Star Wars: Where Science Meets Imagination, a companion volume to the Boston Museum of Science exhibition, assembles a team of some of the world's most creative scientists and engineers to consider the boundaries of science and science fiction. How has the culture of Star Wars inspired cutting-edge science, and what are the limits of tomorrow's technology? As the exhibition's planner, Ed Rodley, puts it, the book and the exhibit look at Star Wars "not as a blueprint, but as an inspiration,a s a springboard to think about what our future could be like."

In eminently readable, engaging essays, this book takes a look at two key aspects of our techno-future: transpiration and robots. Theoretical physicist Larry Krauss and propulsion expert Marc Millis tackle the thorny issue of faster-than-light-speed travel.

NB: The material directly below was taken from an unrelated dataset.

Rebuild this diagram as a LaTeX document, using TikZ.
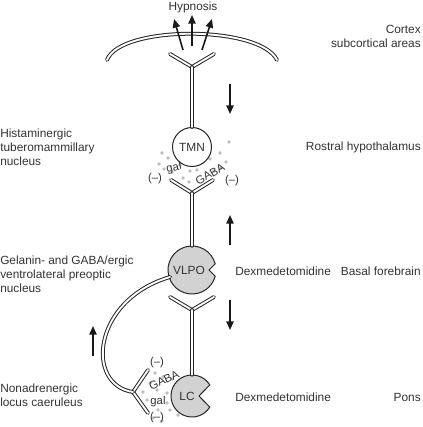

Visual effects wizard Alex Jaeger, of Industrial Light & Magic, then explains how Star Wars vessels were designed to depict the evils of technology in the wrong hands, while showing the possibilities of an extra-galactic world that follows physical laws similar to our own.

In the broad field of robotics, MIT scientist Rodney Brooks lays out the most recent thinking on artificial intelligence, while Cynthia Breazeal, also of MIT, examines the basics of human-robot relationships. Using robots on future moon journeys is the subject of NASA robotics specialist Illah Nourbakhsh.Back on Earth, Richard Satava explains amazing trends in medical implants. And, back in the world of celluloid, we learn from ILM animatronics engineer Grant Imahara and animation wizard Rob Coleman how realistic puppets and computer graphics create the "Illusion of Life."

With laser-sharp movie stills and other color photographs, as well as helpful margin features and fascinating sidebars about the technology of such things as Segway and maglev trains, this exciting book fills in the gaps between fantasy and reality, and celebrates the fact that all scientific advancement begins with the imagination.